Residual Analysis
Plotting and Analysing Residuals
The residuals from a fitted model are defined as the differences between the response data and the fit to the response data at each predictor value.
residual = data – fit
You can display the residuals in the Curve Fitter app by clicking Residuals Plot in the Visualization section of the Curve Fitter tab.
Mathematically, the residual for a specific predictor value is the difference between the response value y and the predicted response value ŷ.
r = y – ŷ
Assuming the model you fit to the data is correct, the residuals approximate the random errors. Therefore, if the residuals appear to behave randomly, it suggests that the model fits the data well. However, if the residuals display a systematic pattern, it is a clear sign that the model fits the data poorly. Always bear in mind that many results of model fitting, such as confidence bounds, will be invalid should the model be grossly inappropriate for the data.
A graphical display of the residuals for a first-degree polynomial fit is shown below. The top plot shows that the residuals are calculated as the vertical distance from the data point to the fitted curve. The bottom plot displays the residuals relative to the fit, which is the zero line.
The residuals appear randomly scattered around zero indicating that the model describes the data well.
A graphical display of the residuals for a second-degree polynomial fit is shown below. The model includes only the quadratic term, and does not include a linear or constant term.
The residuals are systematically positive for much of the data range indicating that this model is a poor fit for the data.
Example: Residual Analysis
This example fits several polynomial models to generated data and evaluates how well those models fit the data and how precisely they can predict. The data is generated from a cubic curve, and there is a large gap in the range of the x variable where no data exist.
x = [1:0.1:3 9:0.1:10]'; c = [2.5 -0.5 1.3 -0.1]; y = c(1) + c(2)*x + c(3)*x.^2 + c(4)*x.^3 + (rand(size(x))-0.5);
Fit the data in the Curve Fitter app using a cubic polynomial and a fifth-degree polynomial. The data, fits, and residuals are shown below. You can display residuals in the Curve Fitter app by clicking Residuals Plot in the Visualization section of the Curve Fitter tab.
Both models appear to fit the data well, and the residuals appear to be randomly distributed around zero. Therefore, a graphical evaluation of the fits does not reveal any obvious differences between the two equations.
Look at the numerical fit results in the Results pane and compare the confidence bounds for the coefficients.
The results show that the cubic fit coefficients are accurately known (bounds are
small), while the quintic fit coefficients are not accurately known. As expected,
the fit results for poly3
are reasonable because the generated
data follows a cubic curve. The 95% confidence bounds on the fitted coefficients
indicate that they are acceptably precise. However, the 95% confidence bounds for
poly5
indicate that the fitted coefficients are not known
precisely.
The goodness-of-fit statistics are shown in the Table Of Fits pane. By default, the adjusted R-square and RMSE statistics are displayed in the table.

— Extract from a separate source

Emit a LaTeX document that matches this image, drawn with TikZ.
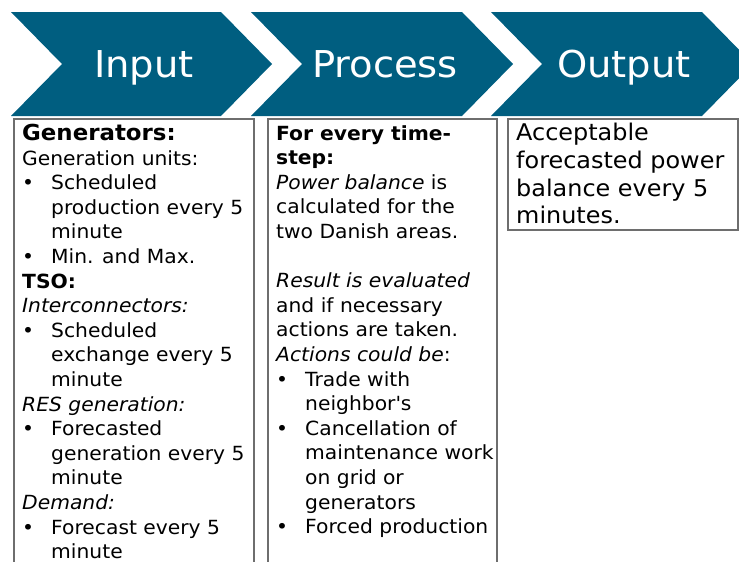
\documentclass[tikz,border=0pt]{standalone}
\usepackage{fontspec}
\setmainfont{DejaVu Sans}[FakeStretch=1.04]
\usepackage{tikz}
\definecolor{chevblue}{RGB}{0,94,128}
\definecolor{boxgray}{RGB}{110,110,110}
\newcommand{\bul}{\makebox[29pt][l]{•}}
\newcommand{\ind}{\hspace*{29pt}}

\begin{document}
\begin{tikzpicture}[x=1pt,y=-1pt,
		chev/.style={fill=chevblue},
		head/.style={text=white,anchor=base,font=\fontsize{37}{40}\selectfont},
		frame/.style={draw=boxgray,line width=1.3pt},
		body/.style={anchor=north west,inner sep=0pt,align=left,font=\fontsize{19.5}{24.6}\selectfont}]
			\useasboundingbox (0,0) rectangle (739,562);
			\clip (0,0) rectangle (739,562);
			\fill[chev] (11,12) -- (221,12) -- (272,64) -- (221,116) -- (11,116) -- (62,64) -- cycle;
			\fill[chev] (251,12) -- (462,12) -- (513,64) -- (462,116) -- (251,116) -- (302,64) -- cycle;
			\fill[chev] (491,12) -- (702,12) -- (753,64) -- (702,116) -- (491,116) -- (542,64) -- cycle;
			\node[head] (input) at (144,77) {Input};
			\node[head] (process) at (385,77) {Process};
			\node[head] (output) at (624,77) {Output};
			\draw[frame] (14,119) rectangle (254,580);
			\draw[frame] (268,119) rectangle (497,580);
			\draw[frame] (508,119) rectangle (738,230);
			\node[body] (intext) at (22,124) {{\fontsize{22}{24.6}\selectfont\textbf{Generators:}}\\
				Generation units:\\
				\bul Scheduled\\
				\ind production every 5\\
				\ind minute\\
				\bul Min. and Max.\\
				\textbf{TSO:}\\
				\textit{Interconnectors:}\\
				\bul Scheduled\\
				\ind exchange every 5\\
				\ind minute\\
				\textit{RES generation:}\\
				\bul Forecasted\\
				\ind generation every 5\\
				\ind minute\\
				\textit{Demand:}\\
				\bul Forecast every 5\\
				\ind minute};
			\node[body] (proctext) at (276,125) {\textbf{For every time-}\\
				\textbf{step:}\\
				\textit{Power balance} is\\
				calculated for the\\
				two Danish areas.\\
				\mbox{}\\
				\textit{Result is evaluated}\\
				and if necessary\\
				actions are taken.\\
				\textit{Actions could be}:\\
				\bul Trade with\\
				\ind neighbor\textquotesingle s\\
				\bul Cancellation of\\
				\ind maintenance work\\
				\ind on grid or\\
				\ind generators\\
				\bul Forced production};
			\node[body,font=\fontsize{23}{27.7}\selectfont] (outtext) at (516,123) {Acceptable\\
				forecasted power\\
				balance every 5\\
				minutes.};
		\end{tikzpicture}
\end{document}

The statistics do not reveal a substantial difference between the two equations. To choose statistics to display or hide, right-click the column headers.
The 95% nonsimultaneous prediction bounds for new observations are shown below. To
display prediction bounds in the Curve Fitter app, select
95%
from the Prediction Bounds
list in the Visualization section of the Curve
Fitter tab.
The prediction bounds for poly3
indicate that new observations
can be predicted with a small uncertainty throughout the entire data range. This is
not the case for poly5
. It has wider prediction bounds in the
area where no data exist, apparently because the data does not contain enough
information to estimate the higher degree polynomial terms accurately. In other
words, a fifth-degree polynomial overfits the data.
The 95% prediction bounds for the fitted function using poly5
are shown below. As you can see, the uncertainty in predicting the function is large
in the center of the data. Therefore, you would conclude that more data must be
collected before you can make precise predictions using a fifth-degree
polynomial.
In conclusion, you should examine all available goodness-of-fit measures before deciding on the fit that is best for your purposes. A graphical examination of the fit and residuals should always be your initial approach. However, some fit characteristics are revealed only through numerical fit results, statistics, and prediction bounds.